Dalam paparannya, Beka menyebut jika peristiwa penembakan misterius bermula dari imbauan Komandan distrik Militer 0734 Yogyakarta waktu itu agar semua GALI alias preman untuk segera menyerahkan diri. Kemudian, hal itu diikuti oleh penagkapan terhadap orang-orang yang masuk ke dalam daftar hitam.

"Karena operasi ini dianggap sukses, maka operasi juga dilakukuan di Jawa Tengah dan wilayah lain yang dianggap rawan. Jadi istilahnya menyebar dan jadi inspirasi jadi orang ditembak, dibunuh tanpa proses pengadilan, dan menajdi insipirasi penguasa waktu itu," ucap Beka.

Adapun para korban praktik exra judicial killing ini adalah para pelaku kejahatan. Mulai dari residivis, penjahat, maupun orang yang salah target.

"Mereka mengalami penyiksaan, dijemput, menjadi korban penghilangan paksa dan banyak korban ditemukan dalam kondisi jenazah," papar Beka.

Ada versi yang menyebutkan jika korban dari penembakan misterius mencapai tiga ribu jiwa. Namun, Beka menduga jumlah korban masih lebih banyak dan perlu dilakukan penyelidikan lebih lanjut.

"Saya kira bisa jadi lebih banyak karena indentifikasinya atau kemudian penguburannya, penghilangannya itu juga sangat banyak. Sehingga saya yakin korbannya lebih dari 3 ribu orang," kata dia.

Penyelidikan

Komnas HAM sejak 2008 silam telah melakukan kajian-kajian terkait serangkaian pelanggaran HAM berat di era Soeharto. Salah satu peristiwa yang turut menjadi kajian adalah penembakan misterius pada periode 1982 hingga 1985.

Beka mengatakan, pihaknya telah meminta keterangan terhadap 115 orang berkaitan dengan peristiwa tersebut. Adapun rinciannya, 95 saksi, 14 saksi korban, dua saksi aparat sipil, dua purnawirawan TNI dan dua purnawirawan polisi.

"Kami meminta keterangan terhadap 115 orang, rinciannya 95 saksi, saksi korban 14 orang, saksi aparat sipil dua orang, saksi purnwirawan TNI dua orang, saksi purnawiranwan Polri dua orang," kata Beka.

Selain itu, sejumlah tempat kejadian perkara juga telah dikunjungi. Mulai dari Yogyakarta, Bali, Cilacap, hingga daerah lainnya. Komnas HAM juga telah memeriksa segala bentuk dokumen yang berkaitan dengan peristiwa ini.

Dalam paparannya, Beka menyebut ada sejumlah kendala dalam proses penyelidikan tragedi penembakan misterius.
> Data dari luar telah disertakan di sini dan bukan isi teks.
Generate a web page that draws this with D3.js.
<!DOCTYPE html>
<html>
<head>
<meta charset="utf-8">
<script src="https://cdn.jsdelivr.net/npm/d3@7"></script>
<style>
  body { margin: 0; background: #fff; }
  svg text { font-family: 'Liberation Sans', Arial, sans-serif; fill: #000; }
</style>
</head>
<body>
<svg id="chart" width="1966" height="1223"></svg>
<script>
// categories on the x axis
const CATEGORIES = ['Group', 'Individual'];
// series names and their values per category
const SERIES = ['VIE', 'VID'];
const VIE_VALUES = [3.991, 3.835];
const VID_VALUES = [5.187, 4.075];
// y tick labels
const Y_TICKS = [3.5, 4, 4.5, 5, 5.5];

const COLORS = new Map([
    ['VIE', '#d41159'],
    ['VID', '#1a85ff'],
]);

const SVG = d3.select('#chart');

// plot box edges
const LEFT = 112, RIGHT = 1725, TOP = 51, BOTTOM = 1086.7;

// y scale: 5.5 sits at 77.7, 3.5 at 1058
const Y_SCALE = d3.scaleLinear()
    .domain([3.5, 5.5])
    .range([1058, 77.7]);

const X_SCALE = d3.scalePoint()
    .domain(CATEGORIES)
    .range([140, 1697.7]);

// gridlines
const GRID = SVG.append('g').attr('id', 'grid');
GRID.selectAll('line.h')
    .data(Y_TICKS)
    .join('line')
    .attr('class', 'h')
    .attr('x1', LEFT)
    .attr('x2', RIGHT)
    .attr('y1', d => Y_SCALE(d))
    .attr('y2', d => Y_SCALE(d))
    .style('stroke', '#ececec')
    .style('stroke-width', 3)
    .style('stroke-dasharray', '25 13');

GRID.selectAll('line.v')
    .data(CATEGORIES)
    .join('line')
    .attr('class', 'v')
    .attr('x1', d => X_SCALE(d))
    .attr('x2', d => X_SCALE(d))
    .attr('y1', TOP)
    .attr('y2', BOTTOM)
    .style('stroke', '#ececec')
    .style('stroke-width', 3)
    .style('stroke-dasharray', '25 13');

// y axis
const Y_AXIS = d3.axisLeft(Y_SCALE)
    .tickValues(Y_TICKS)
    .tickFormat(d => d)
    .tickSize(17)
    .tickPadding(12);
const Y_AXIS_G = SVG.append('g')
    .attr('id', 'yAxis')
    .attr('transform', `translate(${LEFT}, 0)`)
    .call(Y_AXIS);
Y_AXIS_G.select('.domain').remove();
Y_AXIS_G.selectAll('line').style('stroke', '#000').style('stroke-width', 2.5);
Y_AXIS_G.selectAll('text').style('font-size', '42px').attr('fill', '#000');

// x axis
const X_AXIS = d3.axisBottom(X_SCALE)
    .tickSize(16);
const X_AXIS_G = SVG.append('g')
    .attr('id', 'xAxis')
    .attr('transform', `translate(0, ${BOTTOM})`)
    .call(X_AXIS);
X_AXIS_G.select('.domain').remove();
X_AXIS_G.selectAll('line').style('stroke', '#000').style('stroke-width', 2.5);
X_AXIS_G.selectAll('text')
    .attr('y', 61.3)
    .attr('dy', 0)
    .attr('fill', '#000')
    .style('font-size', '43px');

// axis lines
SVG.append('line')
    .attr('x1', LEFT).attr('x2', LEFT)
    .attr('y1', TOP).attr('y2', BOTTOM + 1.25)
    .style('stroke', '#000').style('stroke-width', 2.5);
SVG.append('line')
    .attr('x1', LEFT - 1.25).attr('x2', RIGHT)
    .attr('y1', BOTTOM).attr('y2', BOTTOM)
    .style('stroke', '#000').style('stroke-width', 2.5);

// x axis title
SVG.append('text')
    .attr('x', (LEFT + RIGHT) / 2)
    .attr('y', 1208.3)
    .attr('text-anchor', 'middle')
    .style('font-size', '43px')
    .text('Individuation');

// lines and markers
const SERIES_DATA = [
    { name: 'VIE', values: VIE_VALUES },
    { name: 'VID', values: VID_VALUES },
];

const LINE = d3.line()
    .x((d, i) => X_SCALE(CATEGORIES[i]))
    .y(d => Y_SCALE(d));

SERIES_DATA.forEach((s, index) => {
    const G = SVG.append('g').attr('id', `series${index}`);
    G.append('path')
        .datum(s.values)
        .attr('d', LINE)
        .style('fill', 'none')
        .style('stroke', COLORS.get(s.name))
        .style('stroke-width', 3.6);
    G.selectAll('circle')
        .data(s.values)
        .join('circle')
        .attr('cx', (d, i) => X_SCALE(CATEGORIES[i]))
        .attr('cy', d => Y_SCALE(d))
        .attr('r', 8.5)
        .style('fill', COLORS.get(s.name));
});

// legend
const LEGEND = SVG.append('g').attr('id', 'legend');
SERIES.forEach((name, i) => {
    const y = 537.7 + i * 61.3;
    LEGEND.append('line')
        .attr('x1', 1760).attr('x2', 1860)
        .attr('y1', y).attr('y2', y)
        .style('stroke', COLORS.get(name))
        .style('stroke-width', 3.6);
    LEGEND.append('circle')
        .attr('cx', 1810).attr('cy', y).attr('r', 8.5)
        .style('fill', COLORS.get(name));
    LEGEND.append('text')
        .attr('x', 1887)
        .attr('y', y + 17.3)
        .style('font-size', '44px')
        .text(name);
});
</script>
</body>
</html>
Salah satunya, penolakan dari purnawirawan TNI dan Polri untuk memenuhi panggilan Komnas HAM dalam rangka memberikan keterangan.

"Menang ada kendala. Pertama, penolakan dari purnawirawan TNI dan Polri untuk memenuhi panggilan komnas untuk memberikan keterangan," sambung Beka.
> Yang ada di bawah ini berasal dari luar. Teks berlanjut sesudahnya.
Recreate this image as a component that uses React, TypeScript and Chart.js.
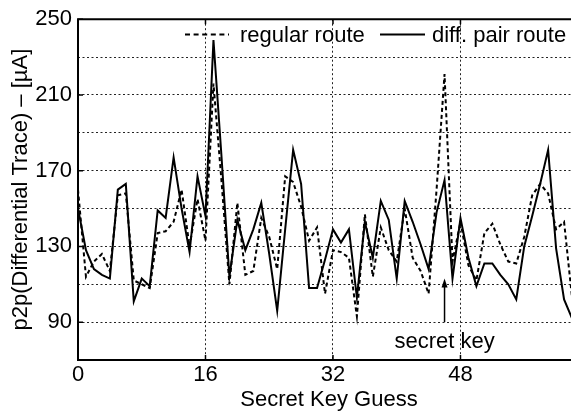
import React, { useEffect, useRef } from 'react';
import { Chart, registerables } from 'chart.js';

Chart.register(...registerables);

const keyGuesses = [
  0, 1, 2, 3, 4, 5, 6, 7, 8, 9, 10, 11, 12, 13, 14, 15,
  16, 17, 18, 19, 20, 21, 22, 23, 24, 25, 26, 27, 28, 29, 30, 31,
  32, 33, 34, 35, 36, 37, 38, 39, 40, 41, 42, 43, 44, 45, 46, 47,
  48, 49, 50, 51, 52, 53, 54, 55, 56, 57, 58, 59, 60, 61, 62,
];

const regularRoute = [
  160, 114, 122, 126, 117, 157, 158, 112, 110, 108, 137, 138, 143, 160, 130, 155,
  133, 216, 165, 110, 153, 115, 117, 145, 135, 118, 167, 164, 151, 133, 140, 105,
  128, 127, 124, 93, 147, 114, 140, 128, 122, 150, 124, 117, 105, 160, 221, 122,
  143, 120, 112, 137, 142, 131, 122, 121, 135, 157, 163, 158, 139, 143, 103,
];

const diffPairRoute = [
  150, 128, 118, 115, 113, 160, 163, 101, 113, 109, 149, 145, 177, 150, 127, 167,
  146, 239, 178, 114, 144, 128, 139, 153, 126, 96, 139, 181, 163, 108, 108, 123,
  139, 132, 139, 103, 143, 124, 154, 144, 113, 154, 143, 131, 118, 148, 165, 113,
  145, 124, 109, 121, 121, 115, 110, 102, 130, 146, 163, 181, 129, 102, 92,
];

const xTickLabels = [0, 16, 32, 48];
const xGridValues = [16, 32, 48];
const yTickLabels = [90, 130, 170, 210, 250];
const yGridValues = [90, 110, 130, 150, 170, 190, 210, 230];

const X_MIN = 0;
const X_MAX = 63;
const Y_MIN = 70;
const Y_MAX = 250;

const secretKey = 46;
const arrowFrom = 90;
const arrowTo = 112;

const seriesNames = ['regular route', 'diff. pair route'];
const xTitle = 'Secret Key Guess';
const yTitle = 'p2p(Differential Trace) \u2013 [\u00B5A]';
const annotationText = 'secret key';

const FONT = "'Liberation Sans', Arial, Helvetica, sans-serif";

const decorPlugin = {
  id: 'decor',
  afterDatasetsDraw(chart: any) {
    const { ctx, chartArea: a, scales } = chart;
    const xs = scales.x;
    const ys = scales.y;
    ctx.save();
    ctx.setLineDash([]);
    ctx.strokeStyle = '#000';
    ctx.fillStyle = '#000';

    // frame
    ctx.lineWidth = 2;
    ctx.beginPath();
    ctx.moveTo(a.right + 5, a.top);
    ctx.lineTo(a.left, a.top);
    ctx.lineTo(a.left, a.bottom);
    ctx.lineTo(a.right + 5, a.bottom);
    ctx.stroke();

    // inward tick marks
    ctx.lineWidth = 1.5;
    ctx.beginPath();
    yTickLabels.forEach((v) => {
      const py = ys.getPixelForValue(v);
      ctx.moveTo(a.left, py);
      ctx.lineTo(a.left + 5, py);
    });
    xGridValues.forEach((v) => {
      const px = xs.getPixelForValue(v);
      ctx.moveTo(px, a.bottom);
      ctx.lineTo(px, a.bottom - 5);
      ctx.moveTo(px, a.top);
      ctx.lineTo(px, a.top + 5);
    });
    ctx.stroke();

    // legend
    ctx.font = `22px ${FONT}`;
    ctx.textBaseline = 'alphabetic';
    ctx.textAlign = 'left';
    ctx.lineWidth = 2;
    ctx.setLineDash([5, 3.6]);
    ctx.beginPath();
    ctx.moveTo(185, 34.5);
    ctx.lineTo(229, 34.5);
    ctx.stroke();
    ctx.setLineDash([]);
    ctx.fillText(seriesNames[0], 240, 42);
    ctx.beginPath();
    ctx.moveTo(380, 34.5);
    ctx.lineTo(425, 34.5);
    ctx.stroke();
    ctx.fillText(seriesNames[1], 432, 42);

    // secret key annotation
    const ax = xs.getPixelForValue(secretKey);
    const y0 = ys.getPixelForValue(arrowFrom);
    const y1 = ys.getPixelForValue(arrowTo);
    ctx.lineWidth = 1.5;
    ctx.beginPath();
    ctx.moveTo(ax, y0);
    ctx.lineTo(ax, y1 + 6);
    ctx.stroke();
    ctx.beginPath();
    ctx.moveTo(ax, y1 - 2);
    ctx.lineTo(ax - 3, y1 + 7);
    ctx.lineTo(ax + 3, y1 + 7);
    ctx.closePath();
    ctx.fill();
    ctx.textAlign = 'center';
    ctx.fillText(annotationText, ax, 348);

    ctx.restore();
  },
};

export default function App() {
  const canvasRef = useRef<HTMLCanvasElement | null>(null);

  useEffect(() => {
    const canvas = canvasRef.current;
    if (!canvas) return;
    const chart = new Chart(canvas, {
      type: 'line',
      data: {
        datasets: [
          {
            label: seriesNames[1],
            data: keyGuesses.map((k, i) => ({ x: k, y: diffPairRoute[i] })),
            borderColor: '#000',
            borderWidth: 2,
            pointRadius: 0,
            tension: 0,
            fill: false,
          },
          {
            label: seriesNames[0],
            data: keyGuesses.map((k, i) => ({ x: k, y: regularRoute[i] })),
            borderColor: '#000',
            borderWidth: 2,
            borderDash: [4, 3],
            pointRadius: 0,
            tension: 0,
            fill: false,
          },
        ],
      },
      options: {
        animation: false,
        responsive: false,
        devicePixelRatio: 1,
        layout: { padding: { left: 0, top: 19, right: 20, bottom: 0 } },
        plugins: {
          legend: { display: false },
          tooltip: { enabled: false },
        },
        scales: {
          x: {
            type: 'linear',
            min: X_MIN,
            max: X_MAX,
            afterFit: (s: any) => {
              s.height = 53;
            },
            ticks: {
              stepSize: 16,
              autoSkip: false,
              maxRotation: 0,
              padding: 2,
              color: '#000',
              font: { family: FONT, size: 22 },
              callback: (v: any) => (xTickLabels.includes(Number(v)) ? String(v) : ''),
            },
            grid: {
              drawTicks: false,
              lineWidth: 1,
              color: (c: any) =>
                c.tick && xGridValues.includes(c.tick.value) ? '#222' : 'rgba(0,0,0,0)',
            },
            border: { display: false, dash: [2, 2.5] },
            title: {
              display: true,
              text: xTitle,
              color: '#000',
              font: { family: FONT, size: 22 },
              padding: { top: 0, bottom: 0 },
            },
          },
          y: {
            type: 'linear',
            min: Y_MIN,
            max: Y_MAX,
            afterFit: (s: any) => {
              s.width = 78;
            },
            ticks: {
              stepSize: 20,
              autoSkip: false,
              padding: 6,
              color: '#000',
              font: { family: FONT, size: 22 },
              callback: (v: any) => (yTickLabels.includes(Number(v)) ? String(v) : ''),
            },
            grid: {
              drawTicks: false,
              lineWidth: 1,
              color: (c: any) =>
                c.tick && yGridValues.includes(c.tick.value) ? '#222' : 'rgba(0,0,0,0)',
            },
            border: { display: false, dash: [2, 2.5] },
            title: {
              display: true,
              text: yTitle,
              color: '#000',
              font: { family: FONT, size: 22 },
              padding: { top: 8, bottom: 0 },
            },
          },
        },
      },
      plugins: [decorPlugin],
    });
    return () => chart.destroy();
  }, []);

  return (
    <div
      style={{
        position: 'fixed',
        left: 0,
        top: 0,
        width: 571,
        height: 413,
        overflow: 'hidden',
        background: '#fff',
      }}
    >
      <div style={{ width: 600, height: 413 }}>
        <canvas
          ref={canvasRef}
          width={600}
          height={413}
          style={{ display: 'block', width: 600, height: 413 }}
        />
      </div>
    </div>
  );
}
Kedala lainnya adalah terjadinya intimidasi terhadap korban yang hendak memberikan keterangan. Kata Beka, memang tidak mudah meyakinkan korban untuk memberikan keterangan, apalagi meyakinkan purnawirawan TNI dan Polri.

"Kalau pun sudah berani memberikan keterangan, ada intimidasi yang membuat susah, bahkan urung memberikan keterangan," papar dia.
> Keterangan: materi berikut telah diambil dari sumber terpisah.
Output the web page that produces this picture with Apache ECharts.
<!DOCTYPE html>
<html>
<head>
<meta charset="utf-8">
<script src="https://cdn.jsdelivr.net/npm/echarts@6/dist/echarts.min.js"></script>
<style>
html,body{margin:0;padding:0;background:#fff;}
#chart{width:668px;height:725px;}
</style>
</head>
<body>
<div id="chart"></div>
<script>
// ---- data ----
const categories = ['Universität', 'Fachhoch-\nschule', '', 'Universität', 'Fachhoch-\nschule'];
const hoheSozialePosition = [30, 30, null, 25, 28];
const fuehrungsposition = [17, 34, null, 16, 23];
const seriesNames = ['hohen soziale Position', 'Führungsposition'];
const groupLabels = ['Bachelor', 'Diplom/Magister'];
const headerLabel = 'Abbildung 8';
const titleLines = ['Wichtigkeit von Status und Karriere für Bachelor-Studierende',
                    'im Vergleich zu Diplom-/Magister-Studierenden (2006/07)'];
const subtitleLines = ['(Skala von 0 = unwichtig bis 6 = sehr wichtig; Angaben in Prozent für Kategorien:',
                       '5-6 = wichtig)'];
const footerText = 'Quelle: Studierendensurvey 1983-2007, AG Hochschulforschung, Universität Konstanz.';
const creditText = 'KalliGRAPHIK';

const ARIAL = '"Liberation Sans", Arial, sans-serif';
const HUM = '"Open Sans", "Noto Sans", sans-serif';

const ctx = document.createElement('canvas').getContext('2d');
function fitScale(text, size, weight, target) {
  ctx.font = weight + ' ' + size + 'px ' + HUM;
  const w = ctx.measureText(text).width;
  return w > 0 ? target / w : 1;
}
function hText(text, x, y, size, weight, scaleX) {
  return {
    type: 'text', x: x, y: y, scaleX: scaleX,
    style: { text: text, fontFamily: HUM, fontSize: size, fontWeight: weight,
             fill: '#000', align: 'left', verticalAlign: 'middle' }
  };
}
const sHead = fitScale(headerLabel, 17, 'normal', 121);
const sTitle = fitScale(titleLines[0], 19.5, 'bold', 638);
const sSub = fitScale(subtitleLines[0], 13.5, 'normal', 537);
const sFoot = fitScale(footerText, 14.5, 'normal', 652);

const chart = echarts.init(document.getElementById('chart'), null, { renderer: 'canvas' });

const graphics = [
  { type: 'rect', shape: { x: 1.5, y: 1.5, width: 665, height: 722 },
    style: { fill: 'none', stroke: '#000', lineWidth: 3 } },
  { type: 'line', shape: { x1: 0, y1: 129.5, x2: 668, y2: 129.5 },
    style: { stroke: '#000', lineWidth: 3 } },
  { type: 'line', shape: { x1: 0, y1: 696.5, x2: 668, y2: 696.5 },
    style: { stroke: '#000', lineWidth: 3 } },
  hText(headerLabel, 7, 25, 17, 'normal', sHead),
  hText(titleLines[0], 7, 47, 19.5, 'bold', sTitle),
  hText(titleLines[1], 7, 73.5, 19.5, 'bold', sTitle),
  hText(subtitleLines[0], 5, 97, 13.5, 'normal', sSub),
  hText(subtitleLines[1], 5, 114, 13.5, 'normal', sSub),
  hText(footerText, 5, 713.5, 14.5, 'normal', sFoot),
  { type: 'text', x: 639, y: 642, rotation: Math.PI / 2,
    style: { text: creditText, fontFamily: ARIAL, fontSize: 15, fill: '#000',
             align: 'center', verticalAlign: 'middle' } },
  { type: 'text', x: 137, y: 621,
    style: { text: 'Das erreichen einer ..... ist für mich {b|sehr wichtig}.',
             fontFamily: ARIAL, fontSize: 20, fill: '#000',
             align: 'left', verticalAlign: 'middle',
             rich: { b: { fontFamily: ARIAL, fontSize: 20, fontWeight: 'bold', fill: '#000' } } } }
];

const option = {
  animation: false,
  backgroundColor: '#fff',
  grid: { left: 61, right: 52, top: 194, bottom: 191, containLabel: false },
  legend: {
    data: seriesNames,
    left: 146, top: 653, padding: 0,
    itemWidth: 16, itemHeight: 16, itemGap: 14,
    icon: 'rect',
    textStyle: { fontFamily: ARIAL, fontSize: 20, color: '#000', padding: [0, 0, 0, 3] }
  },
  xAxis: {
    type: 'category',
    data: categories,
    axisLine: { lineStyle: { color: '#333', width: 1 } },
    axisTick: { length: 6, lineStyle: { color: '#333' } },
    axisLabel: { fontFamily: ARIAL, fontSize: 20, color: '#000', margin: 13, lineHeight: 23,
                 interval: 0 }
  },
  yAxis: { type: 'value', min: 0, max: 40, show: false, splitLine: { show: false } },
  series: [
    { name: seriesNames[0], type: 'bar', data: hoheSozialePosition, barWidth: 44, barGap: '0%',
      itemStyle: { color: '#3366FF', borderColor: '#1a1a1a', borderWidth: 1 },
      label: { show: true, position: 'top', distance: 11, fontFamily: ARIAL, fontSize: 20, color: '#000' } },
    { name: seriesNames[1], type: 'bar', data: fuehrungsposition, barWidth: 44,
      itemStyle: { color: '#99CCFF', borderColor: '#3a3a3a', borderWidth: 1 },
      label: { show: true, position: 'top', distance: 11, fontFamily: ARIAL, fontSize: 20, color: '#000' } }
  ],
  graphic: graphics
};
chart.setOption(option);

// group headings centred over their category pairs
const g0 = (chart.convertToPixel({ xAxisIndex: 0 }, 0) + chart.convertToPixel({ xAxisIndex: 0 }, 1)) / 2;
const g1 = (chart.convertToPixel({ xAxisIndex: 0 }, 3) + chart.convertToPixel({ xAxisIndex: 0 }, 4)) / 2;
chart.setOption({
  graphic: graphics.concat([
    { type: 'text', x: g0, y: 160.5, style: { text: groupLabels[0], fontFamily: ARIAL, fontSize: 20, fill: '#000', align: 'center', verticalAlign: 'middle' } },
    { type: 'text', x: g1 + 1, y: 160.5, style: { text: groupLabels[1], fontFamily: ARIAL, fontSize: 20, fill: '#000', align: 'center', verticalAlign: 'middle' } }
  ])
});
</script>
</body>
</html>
Komnas HAM, kata Beka, memang memiliki kewenangan untuk menerima laporan dan aduan masyarakat terkait pelaksanaan kewajiban oleh negara. Tentunya, hal itu terkait dengan pelanggaran HAM berat yang terjadi di masa lalu.

Beka mengatakan, peristiwa penembakan misterius masuk dalam kategori pelanggaran HAM berat yang terjadi di masa lalu. Atau, dengan kata lain terjadi sebelum disahkannya Undang-Undang Nomor 26 Tahun 2000.

"Peristiwa petrus merupakan pelanggaran HAM yang terjadi di masa lalu, dan merujuk pada peristiwa yang terjadi sebelum diubahkannya UU 26 tahun 2000," beber dia.